** Written task **
Retype the entries, please, from their first line to the line containing "fig = go.Figure()", exactly and only those lines, minus the pictures.
***
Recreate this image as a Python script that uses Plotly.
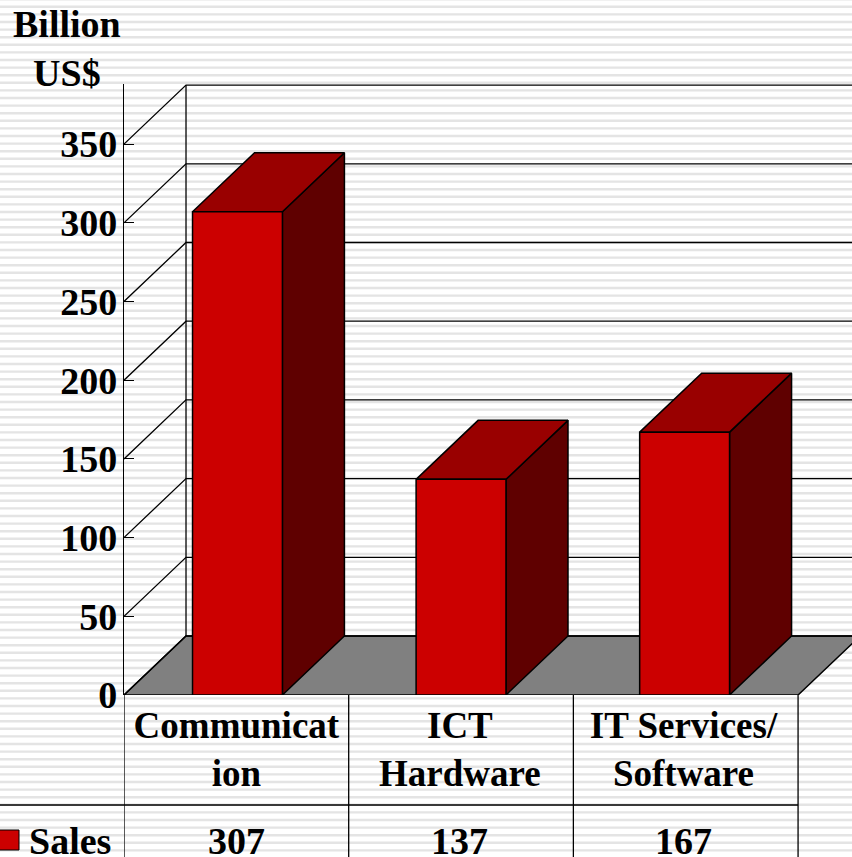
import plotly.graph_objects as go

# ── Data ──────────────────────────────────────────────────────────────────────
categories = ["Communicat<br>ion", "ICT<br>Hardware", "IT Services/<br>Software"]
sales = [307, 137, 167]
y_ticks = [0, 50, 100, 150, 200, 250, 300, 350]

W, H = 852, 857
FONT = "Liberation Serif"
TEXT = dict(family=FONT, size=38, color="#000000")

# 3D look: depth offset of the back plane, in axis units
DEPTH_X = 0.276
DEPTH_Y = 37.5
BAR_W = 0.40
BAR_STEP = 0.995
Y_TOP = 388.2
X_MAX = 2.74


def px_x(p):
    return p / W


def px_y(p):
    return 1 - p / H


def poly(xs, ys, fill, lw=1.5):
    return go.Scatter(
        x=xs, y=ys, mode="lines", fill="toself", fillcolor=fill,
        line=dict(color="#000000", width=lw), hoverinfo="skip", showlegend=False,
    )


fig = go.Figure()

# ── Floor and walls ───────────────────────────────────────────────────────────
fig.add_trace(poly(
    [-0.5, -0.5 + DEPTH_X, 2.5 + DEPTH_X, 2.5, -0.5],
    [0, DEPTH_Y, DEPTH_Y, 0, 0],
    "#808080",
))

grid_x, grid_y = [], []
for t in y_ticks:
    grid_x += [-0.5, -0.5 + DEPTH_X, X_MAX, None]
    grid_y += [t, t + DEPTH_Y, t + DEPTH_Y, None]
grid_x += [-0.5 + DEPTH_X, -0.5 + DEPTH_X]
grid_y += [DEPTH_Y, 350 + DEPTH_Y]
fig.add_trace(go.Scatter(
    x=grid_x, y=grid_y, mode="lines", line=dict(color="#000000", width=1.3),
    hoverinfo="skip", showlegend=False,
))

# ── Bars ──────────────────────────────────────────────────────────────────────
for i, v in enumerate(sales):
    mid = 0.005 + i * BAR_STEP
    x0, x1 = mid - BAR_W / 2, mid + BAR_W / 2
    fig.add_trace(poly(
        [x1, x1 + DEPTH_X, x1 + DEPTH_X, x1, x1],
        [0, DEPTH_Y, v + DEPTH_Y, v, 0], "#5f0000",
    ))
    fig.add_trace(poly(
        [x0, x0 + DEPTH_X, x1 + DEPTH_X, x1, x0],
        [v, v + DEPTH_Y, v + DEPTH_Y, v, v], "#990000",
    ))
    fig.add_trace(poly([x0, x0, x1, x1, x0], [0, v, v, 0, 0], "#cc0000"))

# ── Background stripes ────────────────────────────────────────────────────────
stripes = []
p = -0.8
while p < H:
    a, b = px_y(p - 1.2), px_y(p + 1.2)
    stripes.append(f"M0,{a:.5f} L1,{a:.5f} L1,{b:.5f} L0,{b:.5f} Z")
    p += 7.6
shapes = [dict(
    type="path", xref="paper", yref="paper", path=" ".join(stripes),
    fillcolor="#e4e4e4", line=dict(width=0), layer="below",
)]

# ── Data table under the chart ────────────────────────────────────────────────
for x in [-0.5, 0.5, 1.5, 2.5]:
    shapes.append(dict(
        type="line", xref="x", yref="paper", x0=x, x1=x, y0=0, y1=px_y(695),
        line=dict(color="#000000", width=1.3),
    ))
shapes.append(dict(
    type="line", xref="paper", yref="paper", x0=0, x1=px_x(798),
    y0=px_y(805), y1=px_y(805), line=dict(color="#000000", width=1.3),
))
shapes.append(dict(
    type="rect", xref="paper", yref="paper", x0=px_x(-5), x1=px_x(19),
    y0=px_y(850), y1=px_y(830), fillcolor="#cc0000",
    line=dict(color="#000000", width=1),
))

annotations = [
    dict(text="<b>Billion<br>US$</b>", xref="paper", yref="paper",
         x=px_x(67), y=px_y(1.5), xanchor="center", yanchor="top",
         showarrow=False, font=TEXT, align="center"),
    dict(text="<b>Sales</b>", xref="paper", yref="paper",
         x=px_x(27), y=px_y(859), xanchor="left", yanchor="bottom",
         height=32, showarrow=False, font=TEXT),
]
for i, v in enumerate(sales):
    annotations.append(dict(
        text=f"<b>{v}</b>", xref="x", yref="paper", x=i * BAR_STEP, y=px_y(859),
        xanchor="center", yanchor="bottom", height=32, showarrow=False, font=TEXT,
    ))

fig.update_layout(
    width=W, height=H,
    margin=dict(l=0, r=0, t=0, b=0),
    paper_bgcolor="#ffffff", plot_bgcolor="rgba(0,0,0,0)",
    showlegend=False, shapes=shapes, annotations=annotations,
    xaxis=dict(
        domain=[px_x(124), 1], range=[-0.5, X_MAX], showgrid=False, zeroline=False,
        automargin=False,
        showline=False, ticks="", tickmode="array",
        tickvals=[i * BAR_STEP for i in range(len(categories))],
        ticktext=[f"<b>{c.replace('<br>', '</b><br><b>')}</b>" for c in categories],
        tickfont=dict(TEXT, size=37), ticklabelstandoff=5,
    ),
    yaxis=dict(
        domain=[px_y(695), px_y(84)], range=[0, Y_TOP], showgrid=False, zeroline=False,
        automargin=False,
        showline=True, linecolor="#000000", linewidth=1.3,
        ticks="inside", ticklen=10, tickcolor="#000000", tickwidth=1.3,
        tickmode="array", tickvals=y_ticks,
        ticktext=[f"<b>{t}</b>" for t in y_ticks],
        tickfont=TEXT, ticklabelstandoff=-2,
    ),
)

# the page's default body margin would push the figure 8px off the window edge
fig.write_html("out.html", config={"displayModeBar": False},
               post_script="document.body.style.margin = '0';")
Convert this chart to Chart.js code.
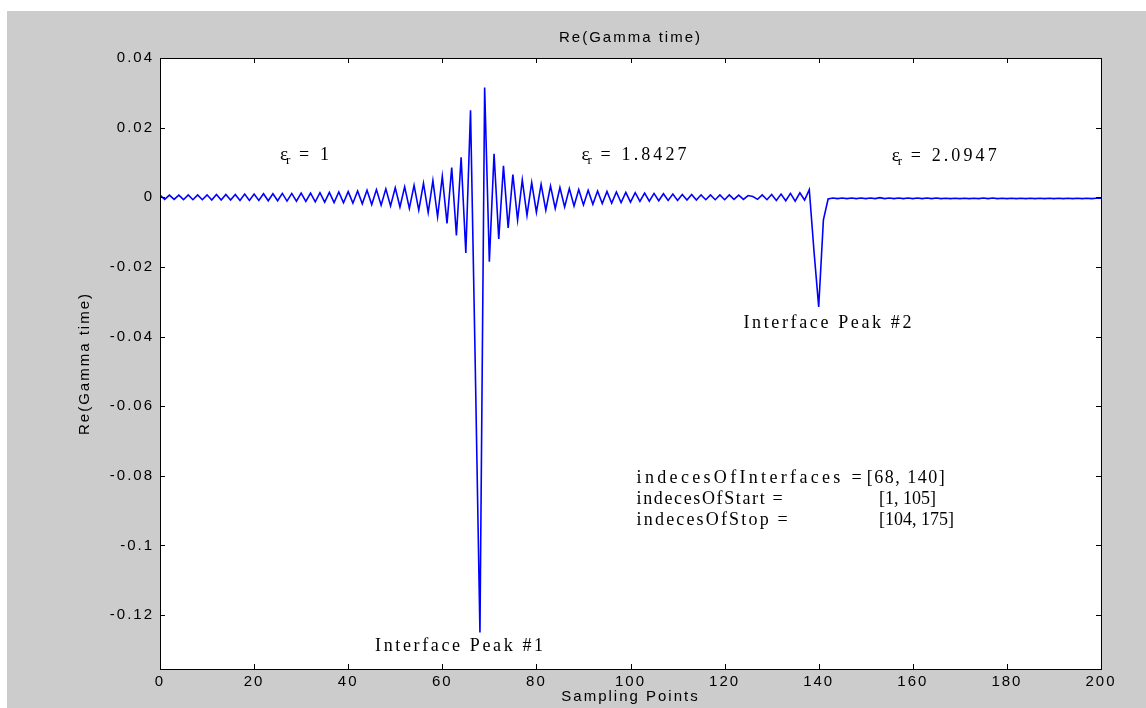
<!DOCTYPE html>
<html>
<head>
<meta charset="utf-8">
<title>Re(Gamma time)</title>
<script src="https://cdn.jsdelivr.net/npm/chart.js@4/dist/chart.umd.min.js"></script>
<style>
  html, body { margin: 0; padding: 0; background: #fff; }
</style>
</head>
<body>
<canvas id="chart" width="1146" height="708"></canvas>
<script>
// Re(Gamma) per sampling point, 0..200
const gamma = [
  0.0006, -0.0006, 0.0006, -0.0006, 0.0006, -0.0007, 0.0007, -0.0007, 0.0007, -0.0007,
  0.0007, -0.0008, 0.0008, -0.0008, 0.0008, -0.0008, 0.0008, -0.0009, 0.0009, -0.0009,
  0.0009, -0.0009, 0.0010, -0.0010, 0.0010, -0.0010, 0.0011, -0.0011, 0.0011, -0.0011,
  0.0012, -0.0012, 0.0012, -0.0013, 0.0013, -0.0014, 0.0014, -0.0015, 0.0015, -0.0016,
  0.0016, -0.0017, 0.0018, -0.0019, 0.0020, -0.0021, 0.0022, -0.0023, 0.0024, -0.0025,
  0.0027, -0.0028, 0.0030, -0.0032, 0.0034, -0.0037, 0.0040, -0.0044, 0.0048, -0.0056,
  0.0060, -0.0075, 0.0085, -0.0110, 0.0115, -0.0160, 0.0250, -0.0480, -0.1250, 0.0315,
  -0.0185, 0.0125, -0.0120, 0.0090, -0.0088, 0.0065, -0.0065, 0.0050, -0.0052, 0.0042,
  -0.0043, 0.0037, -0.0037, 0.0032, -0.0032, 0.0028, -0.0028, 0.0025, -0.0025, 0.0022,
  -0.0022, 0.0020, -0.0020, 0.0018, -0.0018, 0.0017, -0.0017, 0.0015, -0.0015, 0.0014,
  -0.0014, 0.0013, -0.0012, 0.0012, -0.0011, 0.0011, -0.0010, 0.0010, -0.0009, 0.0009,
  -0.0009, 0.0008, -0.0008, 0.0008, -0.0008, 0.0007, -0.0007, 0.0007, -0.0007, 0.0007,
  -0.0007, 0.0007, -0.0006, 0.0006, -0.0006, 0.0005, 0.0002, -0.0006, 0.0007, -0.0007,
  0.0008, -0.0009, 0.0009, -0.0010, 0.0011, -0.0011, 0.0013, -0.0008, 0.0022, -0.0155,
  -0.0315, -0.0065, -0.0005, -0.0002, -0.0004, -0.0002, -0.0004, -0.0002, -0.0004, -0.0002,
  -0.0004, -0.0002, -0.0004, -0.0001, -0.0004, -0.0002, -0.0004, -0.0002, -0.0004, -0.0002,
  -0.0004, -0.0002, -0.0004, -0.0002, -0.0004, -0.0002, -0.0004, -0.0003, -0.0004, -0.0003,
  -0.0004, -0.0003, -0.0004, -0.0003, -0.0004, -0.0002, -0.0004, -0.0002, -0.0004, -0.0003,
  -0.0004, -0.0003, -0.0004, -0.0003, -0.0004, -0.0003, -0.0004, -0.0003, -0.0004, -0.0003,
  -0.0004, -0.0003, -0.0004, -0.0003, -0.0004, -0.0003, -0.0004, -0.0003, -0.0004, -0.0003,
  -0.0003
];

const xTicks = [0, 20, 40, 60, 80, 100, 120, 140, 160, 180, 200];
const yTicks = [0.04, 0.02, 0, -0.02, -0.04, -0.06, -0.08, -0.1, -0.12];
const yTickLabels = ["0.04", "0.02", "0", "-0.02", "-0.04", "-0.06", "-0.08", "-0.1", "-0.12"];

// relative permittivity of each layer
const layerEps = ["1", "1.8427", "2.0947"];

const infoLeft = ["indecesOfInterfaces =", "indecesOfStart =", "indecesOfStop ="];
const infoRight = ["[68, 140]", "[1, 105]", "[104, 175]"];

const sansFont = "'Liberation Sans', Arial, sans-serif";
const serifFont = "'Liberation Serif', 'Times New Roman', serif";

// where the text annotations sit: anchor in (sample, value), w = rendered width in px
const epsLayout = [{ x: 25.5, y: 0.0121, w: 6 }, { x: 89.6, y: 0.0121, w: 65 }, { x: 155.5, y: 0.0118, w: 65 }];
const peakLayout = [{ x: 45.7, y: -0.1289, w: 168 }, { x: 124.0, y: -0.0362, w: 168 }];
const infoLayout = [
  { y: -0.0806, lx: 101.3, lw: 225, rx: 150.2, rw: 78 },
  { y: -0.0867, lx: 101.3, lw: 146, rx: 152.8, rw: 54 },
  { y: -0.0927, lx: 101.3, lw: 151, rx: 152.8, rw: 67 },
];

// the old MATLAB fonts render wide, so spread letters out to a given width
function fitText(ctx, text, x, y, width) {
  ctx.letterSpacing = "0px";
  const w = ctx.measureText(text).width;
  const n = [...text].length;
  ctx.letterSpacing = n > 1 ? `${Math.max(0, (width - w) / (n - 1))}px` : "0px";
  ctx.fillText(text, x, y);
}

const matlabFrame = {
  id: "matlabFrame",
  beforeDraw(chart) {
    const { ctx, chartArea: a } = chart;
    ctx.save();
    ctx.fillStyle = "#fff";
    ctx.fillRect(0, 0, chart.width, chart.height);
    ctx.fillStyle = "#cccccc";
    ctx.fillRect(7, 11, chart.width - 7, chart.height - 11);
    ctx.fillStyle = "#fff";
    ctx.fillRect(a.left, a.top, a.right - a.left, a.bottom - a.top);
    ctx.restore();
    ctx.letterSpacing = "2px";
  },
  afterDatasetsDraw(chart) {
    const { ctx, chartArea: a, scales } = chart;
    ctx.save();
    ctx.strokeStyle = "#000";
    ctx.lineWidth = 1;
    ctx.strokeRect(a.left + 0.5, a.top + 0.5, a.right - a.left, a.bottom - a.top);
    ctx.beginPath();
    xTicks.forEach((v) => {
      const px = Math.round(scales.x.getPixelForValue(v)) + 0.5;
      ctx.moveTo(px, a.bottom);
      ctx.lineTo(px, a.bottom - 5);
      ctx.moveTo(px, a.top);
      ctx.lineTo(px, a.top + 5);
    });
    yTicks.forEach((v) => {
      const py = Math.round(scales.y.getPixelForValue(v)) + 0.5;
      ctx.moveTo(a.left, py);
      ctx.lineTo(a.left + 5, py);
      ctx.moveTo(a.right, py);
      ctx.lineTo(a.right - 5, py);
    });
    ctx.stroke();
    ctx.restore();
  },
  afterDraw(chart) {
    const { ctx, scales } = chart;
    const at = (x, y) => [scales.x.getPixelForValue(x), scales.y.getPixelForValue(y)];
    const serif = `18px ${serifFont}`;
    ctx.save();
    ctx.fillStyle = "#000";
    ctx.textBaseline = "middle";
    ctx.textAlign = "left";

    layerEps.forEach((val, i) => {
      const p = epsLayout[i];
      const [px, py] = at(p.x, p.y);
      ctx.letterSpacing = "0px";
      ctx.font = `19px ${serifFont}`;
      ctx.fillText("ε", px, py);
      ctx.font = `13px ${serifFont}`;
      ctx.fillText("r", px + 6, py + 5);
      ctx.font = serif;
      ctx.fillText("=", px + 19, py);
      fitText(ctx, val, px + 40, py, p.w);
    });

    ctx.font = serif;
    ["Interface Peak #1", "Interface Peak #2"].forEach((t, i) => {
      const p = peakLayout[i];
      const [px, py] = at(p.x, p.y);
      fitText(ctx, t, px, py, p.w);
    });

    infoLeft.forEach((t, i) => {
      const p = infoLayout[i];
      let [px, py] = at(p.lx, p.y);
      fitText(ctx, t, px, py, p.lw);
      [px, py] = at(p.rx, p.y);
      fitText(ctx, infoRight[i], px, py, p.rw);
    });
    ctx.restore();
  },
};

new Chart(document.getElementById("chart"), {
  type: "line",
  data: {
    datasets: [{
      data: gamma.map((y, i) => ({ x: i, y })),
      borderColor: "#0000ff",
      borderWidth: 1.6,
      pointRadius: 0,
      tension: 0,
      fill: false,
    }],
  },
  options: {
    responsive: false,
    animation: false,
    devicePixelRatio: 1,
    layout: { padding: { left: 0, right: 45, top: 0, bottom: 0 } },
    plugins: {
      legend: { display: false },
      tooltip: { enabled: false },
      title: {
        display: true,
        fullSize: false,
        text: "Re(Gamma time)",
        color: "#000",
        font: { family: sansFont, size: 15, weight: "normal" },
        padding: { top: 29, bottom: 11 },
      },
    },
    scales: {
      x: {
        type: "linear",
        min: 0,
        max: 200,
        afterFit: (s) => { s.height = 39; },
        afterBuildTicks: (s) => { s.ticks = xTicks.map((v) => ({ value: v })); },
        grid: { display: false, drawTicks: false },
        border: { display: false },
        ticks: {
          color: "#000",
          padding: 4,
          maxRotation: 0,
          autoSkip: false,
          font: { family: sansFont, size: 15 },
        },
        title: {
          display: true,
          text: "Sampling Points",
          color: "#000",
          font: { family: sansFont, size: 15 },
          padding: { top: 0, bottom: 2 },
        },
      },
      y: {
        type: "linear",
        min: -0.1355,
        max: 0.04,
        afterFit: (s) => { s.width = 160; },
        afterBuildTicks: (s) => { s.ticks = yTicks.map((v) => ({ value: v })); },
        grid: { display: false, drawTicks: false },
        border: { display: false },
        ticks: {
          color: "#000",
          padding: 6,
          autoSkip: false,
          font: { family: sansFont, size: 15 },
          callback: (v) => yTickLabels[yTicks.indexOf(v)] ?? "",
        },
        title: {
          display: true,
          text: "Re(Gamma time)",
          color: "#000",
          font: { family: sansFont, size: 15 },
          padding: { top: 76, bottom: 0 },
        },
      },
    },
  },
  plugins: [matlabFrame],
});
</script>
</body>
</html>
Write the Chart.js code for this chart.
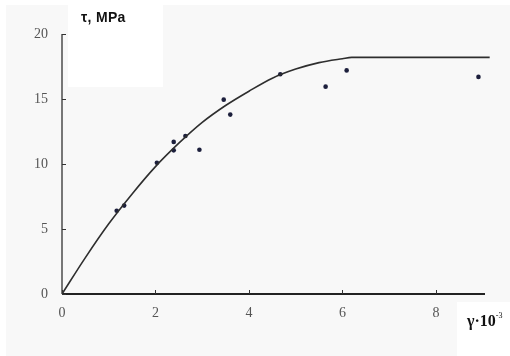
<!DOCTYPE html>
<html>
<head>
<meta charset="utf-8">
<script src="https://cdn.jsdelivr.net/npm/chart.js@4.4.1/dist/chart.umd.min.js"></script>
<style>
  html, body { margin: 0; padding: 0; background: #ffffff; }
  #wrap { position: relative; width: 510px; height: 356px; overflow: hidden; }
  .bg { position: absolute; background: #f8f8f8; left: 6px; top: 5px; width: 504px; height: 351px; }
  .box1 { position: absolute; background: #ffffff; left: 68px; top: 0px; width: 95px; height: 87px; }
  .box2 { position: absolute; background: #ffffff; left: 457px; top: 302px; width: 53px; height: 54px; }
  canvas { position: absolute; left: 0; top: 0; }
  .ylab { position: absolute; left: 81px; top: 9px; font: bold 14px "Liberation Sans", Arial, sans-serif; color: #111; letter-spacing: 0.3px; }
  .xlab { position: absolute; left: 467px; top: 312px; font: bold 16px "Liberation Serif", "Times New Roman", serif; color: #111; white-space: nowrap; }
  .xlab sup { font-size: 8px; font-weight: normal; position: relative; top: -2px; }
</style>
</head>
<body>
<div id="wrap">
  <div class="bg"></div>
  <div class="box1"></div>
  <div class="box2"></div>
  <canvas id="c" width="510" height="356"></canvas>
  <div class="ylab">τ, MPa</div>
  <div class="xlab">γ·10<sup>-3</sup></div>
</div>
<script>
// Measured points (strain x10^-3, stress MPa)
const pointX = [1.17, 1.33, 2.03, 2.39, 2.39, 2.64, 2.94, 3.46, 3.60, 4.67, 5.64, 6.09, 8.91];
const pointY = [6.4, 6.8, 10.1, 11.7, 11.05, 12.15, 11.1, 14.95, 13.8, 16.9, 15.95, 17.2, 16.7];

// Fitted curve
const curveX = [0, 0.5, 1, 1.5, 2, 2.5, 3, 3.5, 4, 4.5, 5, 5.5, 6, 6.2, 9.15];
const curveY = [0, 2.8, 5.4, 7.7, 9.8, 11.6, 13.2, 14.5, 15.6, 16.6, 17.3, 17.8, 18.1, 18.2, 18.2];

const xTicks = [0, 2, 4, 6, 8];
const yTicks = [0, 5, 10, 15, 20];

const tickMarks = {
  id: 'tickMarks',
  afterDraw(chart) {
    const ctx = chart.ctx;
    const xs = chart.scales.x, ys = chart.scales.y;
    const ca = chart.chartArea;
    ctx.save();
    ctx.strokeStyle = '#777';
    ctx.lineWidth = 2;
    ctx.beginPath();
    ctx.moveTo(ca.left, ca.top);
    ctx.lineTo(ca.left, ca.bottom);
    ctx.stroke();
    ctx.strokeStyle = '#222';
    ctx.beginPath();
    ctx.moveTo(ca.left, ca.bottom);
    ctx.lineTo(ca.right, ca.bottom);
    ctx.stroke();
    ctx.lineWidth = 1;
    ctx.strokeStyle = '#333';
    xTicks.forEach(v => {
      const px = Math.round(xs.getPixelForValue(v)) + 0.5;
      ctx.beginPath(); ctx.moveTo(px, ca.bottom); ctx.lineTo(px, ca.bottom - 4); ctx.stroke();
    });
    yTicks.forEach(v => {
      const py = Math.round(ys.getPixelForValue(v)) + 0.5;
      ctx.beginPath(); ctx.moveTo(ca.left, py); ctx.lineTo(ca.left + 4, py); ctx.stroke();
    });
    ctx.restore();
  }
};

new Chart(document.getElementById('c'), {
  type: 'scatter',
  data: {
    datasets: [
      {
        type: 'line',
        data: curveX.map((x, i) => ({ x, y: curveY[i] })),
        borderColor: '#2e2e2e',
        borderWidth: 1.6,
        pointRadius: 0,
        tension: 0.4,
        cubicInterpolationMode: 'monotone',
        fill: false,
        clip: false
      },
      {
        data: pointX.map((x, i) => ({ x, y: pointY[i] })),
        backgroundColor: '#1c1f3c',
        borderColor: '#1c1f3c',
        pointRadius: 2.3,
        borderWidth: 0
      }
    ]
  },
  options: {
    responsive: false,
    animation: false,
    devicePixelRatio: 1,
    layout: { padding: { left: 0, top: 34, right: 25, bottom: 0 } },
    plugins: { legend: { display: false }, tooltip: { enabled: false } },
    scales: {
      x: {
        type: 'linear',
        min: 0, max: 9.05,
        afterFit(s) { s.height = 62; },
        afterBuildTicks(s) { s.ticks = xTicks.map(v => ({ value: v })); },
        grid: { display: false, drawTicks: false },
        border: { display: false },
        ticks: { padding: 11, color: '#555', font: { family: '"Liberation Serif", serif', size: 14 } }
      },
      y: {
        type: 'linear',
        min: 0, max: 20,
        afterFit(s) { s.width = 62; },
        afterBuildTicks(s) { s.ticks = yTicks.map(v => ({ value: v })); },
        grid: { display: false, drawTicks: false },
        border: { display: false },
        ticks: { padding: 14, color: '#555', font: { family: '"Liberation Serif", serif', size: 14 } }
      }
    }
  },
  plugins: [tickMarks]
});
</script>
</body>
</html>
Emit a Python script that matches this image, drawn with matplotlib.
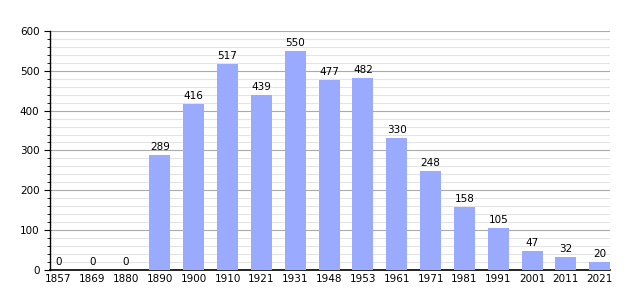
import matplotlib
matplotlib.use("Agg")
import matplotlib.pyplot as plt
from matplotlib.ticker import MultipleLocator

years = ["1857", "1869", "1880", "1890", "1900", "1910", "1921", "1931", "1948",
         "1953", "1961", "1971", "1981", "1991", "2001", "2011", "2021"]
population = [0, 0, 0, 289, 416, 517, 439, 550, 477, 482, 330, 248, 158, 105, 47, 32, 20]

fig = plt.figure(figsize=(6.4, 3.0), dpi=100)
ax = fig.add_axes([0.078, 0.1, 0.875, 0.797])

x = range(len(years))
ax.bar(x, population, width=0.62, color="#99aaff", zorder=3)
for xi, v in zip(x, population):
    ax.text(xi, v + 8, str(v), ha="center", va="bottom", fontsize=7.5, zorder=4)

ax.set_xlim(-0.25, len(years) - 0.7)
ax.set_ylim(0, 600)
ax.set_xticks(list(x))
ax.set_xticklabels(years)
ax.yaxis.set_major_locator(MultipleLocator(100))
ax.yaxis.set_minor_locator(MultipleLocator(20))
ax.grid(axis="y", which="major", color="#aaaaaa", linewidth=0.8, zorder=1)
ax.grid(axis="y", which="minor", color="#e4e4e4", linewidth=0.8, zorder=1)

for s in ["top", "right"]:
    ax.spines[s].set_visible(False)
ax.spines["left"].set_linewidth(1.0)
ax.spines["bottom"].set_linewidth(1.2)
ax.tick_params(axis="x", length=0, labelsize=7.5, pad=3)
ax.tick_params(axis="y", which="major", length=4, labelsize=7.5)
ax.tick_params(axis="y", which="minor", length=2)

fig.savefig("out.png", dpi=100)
***
** Correct answer **
Recreate this image as a Python script that uses Plotly.
import plotly.graph_objects as go

# ── Data ──────────────────────────────────────────────────────────────────────
categories = ["Communicat<br>ion", "ICT<br>Hardware", "IT Services/<br>Software"]
sales = [307, 137, 167]
y_ticks = [0, 50, 100, 150, 200, 250, 300, 350]

W, H = 852, 857
FONT = "Liberation Serif"
TEXT = dict(family=FONT, size=38, color="#000000")

# 3D look: depth offset of the back plane, in axis units
DEPTH_X = 0.276
DEPTH_Y = 37.5
BAR_W = 0.40
BAR_STEP = 0.995
Y_TOP = 388.2
X_MAX = 2.74


def px_x(p):
    return p / W


def px_y(p):
    return 1 - p / H


def poly(xs, ys, fill, lw=1.5):
    return go.Scatter(
        x=xs, y=ys, mode="lines", fill="toself", fillcolor=fill,
        line=dict(color="#000000", width=lw), hoverinfo="skip", showlegend=False,
    )


fig = go.Figure()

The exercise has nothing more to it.